- _Data excerpt_:
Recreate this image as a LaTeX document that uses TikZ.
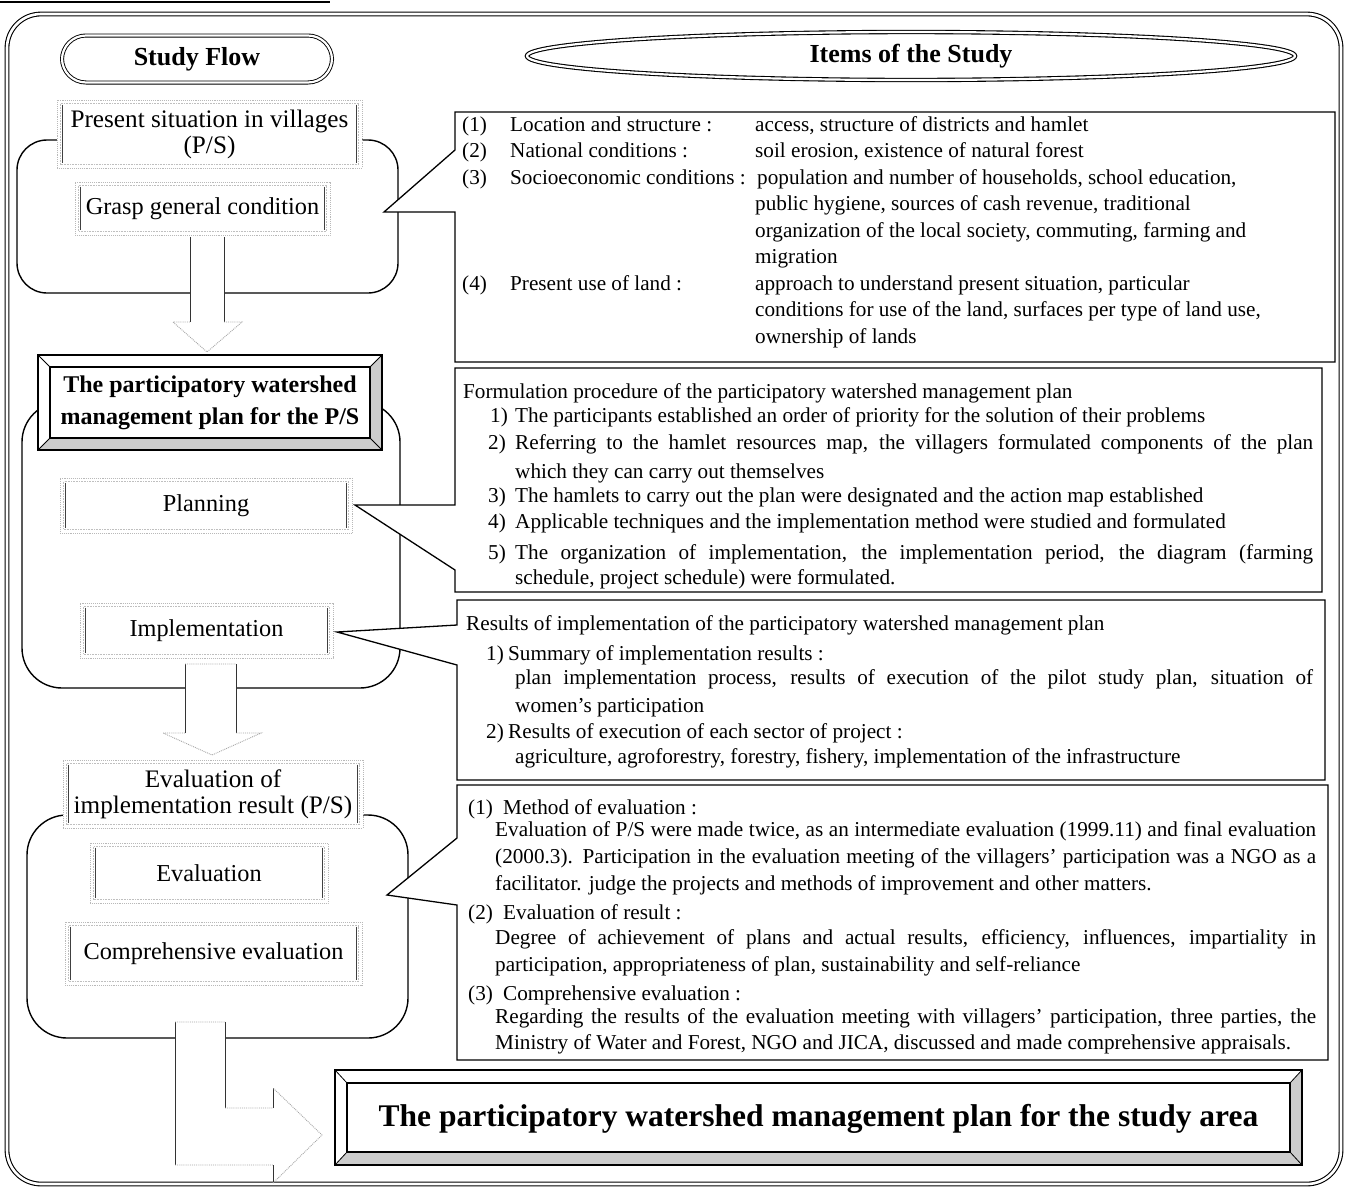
\documentclass[tikz,border=0pt]{standalone}
\usepackage{fontspec}
\setmainfont{Liberation Serif}
\usetikzlibrary{calc,shapes.geometric}

% one line of body text at its baseline
\newcommand{\bodyline}[4]{\node[body] (#1) at (#2,#3) {#4};}
% one justified line of body text, spread to a given width
\newcommand{\justline}[5]{\node[body] (#1) at (#2,#3) {\makebox[#4pt][s]{#5}};}

\begin{document}
\begin{tikzpicture}[x=1pt,y=-1pt,
  body/.style={inner sep=0pt, anchor=base west, font=\fontsize{21.2}{25}\selectfont},
  flowtext/.style={font=\fontsize{24.3}{29}\selectfont, align=center},
  bigflow/.style={font=\fontsize{25.2}{29}\selectfont},
  fbox/.style={draw=gray!55, densely dotted, line width=0.9pt, fill=white, inner sep=0pt, flowtext},
  innerside/.style={draw=black!75, line width=0.7pt},
  innerdot/.style={draw=gray!50, densely dotted, line width=0.6pt},
  group/.style={draw=black, line width=1.4pt, rounded corners=30pt},
  callout/.style={draw=black, line width=1.3pt, fill=white, line join=miter},
  shaft/.style={draw=black!80, line width=0.8pt},
  headline/.style={draw=gray!70, densely dotted, line width=0.9pt},
  bevelshade/.style={fill=gray!40, draw=none},
  bevelline/.style={draw=black, line width=1.2pt},
  dline/.style={draw=black, line width=0.9pt, double=white, double distance=2.2pt},
  titletext/.style={font=\bfseries\fontsize{26}{30}\selectfont}
]
\useasboundingbox (0,0) rectangle (1347,1187);
\fill[white] (0,0) rectangle (1347,1187);

% fragment of the frame above
\draw[line width=2pt] (0,2) -- (330,2);

% outer frame
\draw[dline, line width=1.1pt, double distance=2.6pt, rounded corners=34pt] (7,14) rectangle (1341,1184);

% column headings
\node[dline, rounded corners=24pt, minimum width=270pt, minimum height=47pt, titletext] (studyflow) at (197,59) {Study Flow};
\node[dline, line width=1.1pt, ellipse, minimum width=768pt, minimum height=48pt, inner sep=0pt, titletext] (items) at (911,56) {Items of the Study};

% stage groups
\draw[group] (17,140) rectangle (398,293);
\draw[group, rounded corners=40pt] (22,402) rectangle (400,688);
\draw[group, rounded corners=40pt] (27,815) rectangle (408,1038);

% block arrows between the stages
\coordinate (tipA) at (207,352);
\coordinate (tipB) at (212,755);
\coordinate (tipC) at (322,1135);
\fill[white] (190,237) -- (190,322) -- (173,322) -- (tipA) -- (242,322) -- (224,322) -- (224,237) -- cycle;
\draw[shaft] (190,237) -- (190,322) (224,237) -- (224,322);
\draw[headline] (190,322) -- (173,322) -- (tipA) -- (242,322) -- (224,322);

\fill[white] (185,664) -- (185,733) -- (163,733) -- (tipB) -- (261,733) -- (236,733) -- (236,664) -- cycle;
\draw[shaft] (185,664) -- (185,733) (236,664) -- (236,733);
\draw[headline] (185,733) -- (163,733) -- (tipB) -- (261,733) -- (236,733) (185,664) -- (236,664);

\fill[white] (175,1022) -- (175,1165) -- (273,1165) -- (273,1183) -- (tipC) -- (273,1088) -- (273,1108) -- (225,1108) -- (225,1022) -- cycle;
\draw[shaft] (175,1022) -- (175,1165) (225,1022) -- (225,1108) (273,1088) -- (273,1108) (273,1165) -- (273,1183);
\draw[headline] (175,1022) -- (225,1022) (225,1108) -- (273,1108) (175,1165) -- (273,1165) (273,1183) -- (tipC) -- (273,1088);

% flow boxes
\node[fbox, bigflow, minimum width=305pt, minimum height=68pt] (ps) at (209.5,134) {Present situation in villages\\[-3pt](P/S)};
\node[fbox, minimum width=255pt, minimum height=53pt] (grasp) at (202.5,208.5) {Grasp general condition};
\node[fbox, minimum width=292pt, minimum height=55pt] (plan) at (206,505.5) {Planning};
\node[fbox, minimum width=253pt, minimum height=55pt] (impl) at (206.5,630.5) {Implementation};
\node[fbox, bigflow, minimum width=300pt, minimum height=68pt] (evalps) at (213,794) {Evaluation of\\[-3pt]implementation result (P/S)};
\node[fbox, minimum width=238pt, minimum height=60pt] (evalb) at (209,873) {Evaluation};
\node[fbox, minimum width=297pt, minimum height=63pt] (compeval) at (213.5,953.5) {Comprehensive evaluation};
\foreach \n in {ps,grasp,plan,impl,evalps,evalb,compeval}{
  \draw[innerdot] ([shift={(4pt,-4pt)}]\n.north west) rectangle ([shift={(-4pt,4pt)}]\n.south east);
  \draw[innerside] ([shift={(6pt,-5pt)}]\n.north west) -- ([shift={(6pt,5pt)}]\n.south west);
  \draw[innerside] ([shift={(-6pt,-5pt)}]\n.north east) -- ([shift={(-6pt,5pt)}]\n.south east);
}

% bevelled box: plan for the P/S
\fill[white] (38,355) rectangle (382,450);
\fill[bevelshade] (38,450) -- (382,450) -- (370,438) -- (50,438) -- cycle;
\fill[bevelshade] (382,355) -- (382,450) -- (370,438) -- (370,367) -- cycle;
\draw[bevelline] (38,355) rectangle (382,450);
\draw[bevelline] (50,367) rectangle (370,438);
\draw[bevelline, line width=0.8pt] (38,355) -- (50,367) (382,355) -- (370,367) (38,450) -- (50,438) (382,450) -- (370,438);
\node[font=\bfseries\fontsize{24}{32}\selectfont, align=center] (planps) at (210,403) {The participatory watershed\\management plan for the P/S};

% bevelled box: plan for the study area
\fill[white] (335,1070) rectangle (1302,1165);
\fill[bevelshade] (335,1165) -- (1302,1165) -- (1290,1152) -- (347,1152) -- cycle;
\fill[bevelshade] (1302,1070) -- (1302,1165) -- (1290,1152) -- (1290,1083) -- cycle;
\draw[bevelline] (335,1070) rectangle (1302,1165);
\draw[bevelline] (347,1083) rectangle (1290,1152);
\draw[bevelline, line width=0.8pt] (335,1070) -- (347,1083) (1302,1070) -- (1290,1083) (335,1165) -- (347,1152) (1302,1165) -- (1290,1152);
\node[font=\bfseries\fontsize{31.5}{36}\selectfont] (final) at (818.5,1119) {The participatory watershed management plan for the study area};

% call-out boxes
\draw[callout] (455,112) -- (1335,112) -- (1335,362) -- (455,362) -- (455,212) -- (384,212) -- (455,150) -- cycle;
\draw[callout] (455,368) -- (1322,368) -- (1322,592) -- (455,592) -- (455,570) -- (355,505) -- (455,505) -- cycle;
\draw[callout] (457,600) -- (1325,600) -- (1325,780) -- (457,780) -- (457,665) -- (337,632) -- (457,625) -- cycle;
\draw[callout] (457,785) -- (1328,785) -- (1328,1060) -- (457,1060) -- (457,905) -- (387,895) -- (457,838) -- cycle;

% items: present situation
\bodyline{a1n}{462}{131}{(1)}
\bodyline{a1l}{510}{131}{Location and structure :}
\bodyline{a1v}{755}{131}{access, structure of districts and hamlet}
\bodyline{a2n}{462}{157.5}{(2)}
\bodyline{a2l}{510}{157.5}{National conditions :}
\bodyline{a2v}{755}{157.5}{soil erosion, existence of natural forest}
\bodyline{a3n}{462}{184}{(3)}
\bodyline{a3l}{510}{184}{Socioeconomic conditions :}
\bodyline{a3v}{757}{184}{population and number of households, school education,}
\bodyline{a3w}{755}{210.5}{public hygiene, sources of cash revenue, traditional}
\bodyline{a3x}{755}{237}{organization of the local society, commuting, farming and}
\bodyline{a3y}{755}{263.5}{migration}
\bodyline{a4n}{462}{290}{(4)}
\bodyline{a4l}{510}{290}{Present use of land :}
\bodyline{a4v}{755}{290}{approach to understand present situation, particular}
\bodyline{a4w}{755}{316.5}{conditions for use of the land, surfaces per type of land use,}
\bodyline{a4x}{755}{343}{ownership of lands}

% items: planning
\bodyline{b0}{463}{398}{Formulation procedure of the participatory watershed management plan}
\bodyline{b1n}{490}{422}{1)}
\bodyline{b1}{515}{422}{The participants established an order of priority for the solution of their problems}
\bodyline{b2n}{488}{449}{2)}
\justline{b2}{515}{449}{798}{Referring to the hamlet resources map, the villagers formulated components of the plan}
\bodyline{b2w}{515}{478}{which they can carry out themselves}
\bodyline{b3n}{488}{502}{3)}
\bodyline{b3}{515}{502}{The hamlets to carry out the plan were designated and the action map established}
\bodyline{b4n}{488}{528}{4)}
\bodyline{b4}{515}{528}{Applicable techniques and the implementation method were studied and formulated}
\bodyline{b5n}{488}{559}{5)}
\justline{b5}{515}{559}{798}{The organization of implementation, the implementation period, the diagram (farming}
\bodyline{b5w}{515}{584}{schedule, project schedule) were formulated.}

% items: implementation
\bodyline{c0}{466}{630}{Results of implementation of the participatory watershed management plan}
\bodyline{c1n}{486}{660}{1)}
\bodyline{c1}{508}{660}{Summary of implementation results :}
\justline{c1v}{515}{684}{798}{plan implementation process, results of execution of the pilot study plan, situation of}
\bodyline{c1w}{515}{712}{women's participation}
\bodyline{c2n}{486}{738}{2)}
\bodyline{c2}{508}{738}{Results of execution of each sector of project :}
\bodyline{c2v}{515}{763}{agriculture, agroforestry, forestry, fishery, implementation of the infrastructure}

% items: evaluation
\bodyline{d1n}{468}{814}{(1)}
\bodyline{d1}{503}{814}{Method of evaluation :}
\justline{d1v}{495}{836}{821}{Evaluation of P/S were made twice, as an intermediate evaluation (1999.11) and final evaluation}
\justline{d1w}{495}{863}{821}{(2000.3). Participation in the evaluation meeting of the villagers' participation was a NGO as a}
\bodyline{d1x}{495}{890}{facilitator. judge the projects and methods of improvement and other matters.}
\bodyline{d2n}{468}{919}{(2)}
\bodyline{d2}{503}{919}{Evaluation of result :}
\justline{d2v}{495}{944}{821}{Degree of achievement of plans and actual results, efficiency, influences, impartiality in}
\bodyline{d2w}{495}{971}{participation, appropriateness of plan, sustainability and self-reliance}
\bodyline{d3n}{468}{1000}{(3)}
\bodyline{d3}{503}{1000}{Comprehensive evaluation :}
\justline{d3v}{495}{1023}{821}{Regarding the results of the evaluation meeting with villagers' participation, three parties, the}
\bodyline{d3w}{495}{1049}{Ministry of Water and Forest, NGO and JICA, discussed and made comprehensive appraisals.}
\end{tikzpicture}
\end{document}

- _Requirement_:
Skip the pictures, please, and transcribe only the lines from the beginning of the material through the one that contains "(7,14) rectangle (1341,1184);".

- _Answer to this problem_:
Recreate this image as a LaTeX document that uses TikZ.
\documentclass[tikz,border=0pt]{standalone}
\usepackage{fontspec}
\setmainfont{Liberation Serif}
\usetikzlibrary{calc,shapes.geometric}

% one line of body text at its baseline
\newcommand{\bodyline}[4]{\node[body] (#1) at (#2,#3) {#4};}
% one justified line of body text, spread to a given width
\newcommand{\justline}[5]{\node[body] (#1) at (#2,#3) {\makebox[#4pt][s]{#5}};}

\begin{document}
\begin{tikzpicture}[x=1pt,y=-1pt,
  body/.style={inner sep=0pt, anchor=base west, font=\fontsize{21.2}{25}\selectfont},
  flowtext/.style={font=\fontsize{24.3}{29}\selectfont, align=center},
  bigflow/.style={font=\fontsize{25.2}{29}\selectfont},
  fbox/.style={draw=gray!55, densely dotted, line width=0.9pt, fill=white, inner sep=0pt, flowtext},
  innerside/.style={draw=black!75, line width=0.7pt},
  innerdot/.style={draw=gray!50, densely dotted, line width=0.6pt},
  group/.style={draw=black, line width=1.4pt, rounded corners=30pt},
  callout/.style={draw=black, line width=1.3pt, fill=white, line join=miter},
  shaft/.style={draw=black!80, line width=0.8pt},
  headline/.style={draw=gray!70, densely dotted, line width=0.9pt},
  bevelshade/.style={fill=gray!40, draw=none},
  bevelline/.style={draw=black, line width=1.2pt},
  dline/.style={draw=black, line width=0.9pt, double=white, double distance=2.2pt},
  titletext/.style={font=\bfseries\fontsize{26}{30}\selectfont}
]
\useasboundingbox (0,0) rectangle (1347,1187);
\fill[white] (0,0) rectangle (1347,1187);

% fragment of the frame above
\draw[line width=2pt] (0,2) -- (330,2);

% outer frame
\draw[dline, line width=1.1pt, double distance=2.6pt, rounded corners=34pt] (7,14) rectangle (1341,1184);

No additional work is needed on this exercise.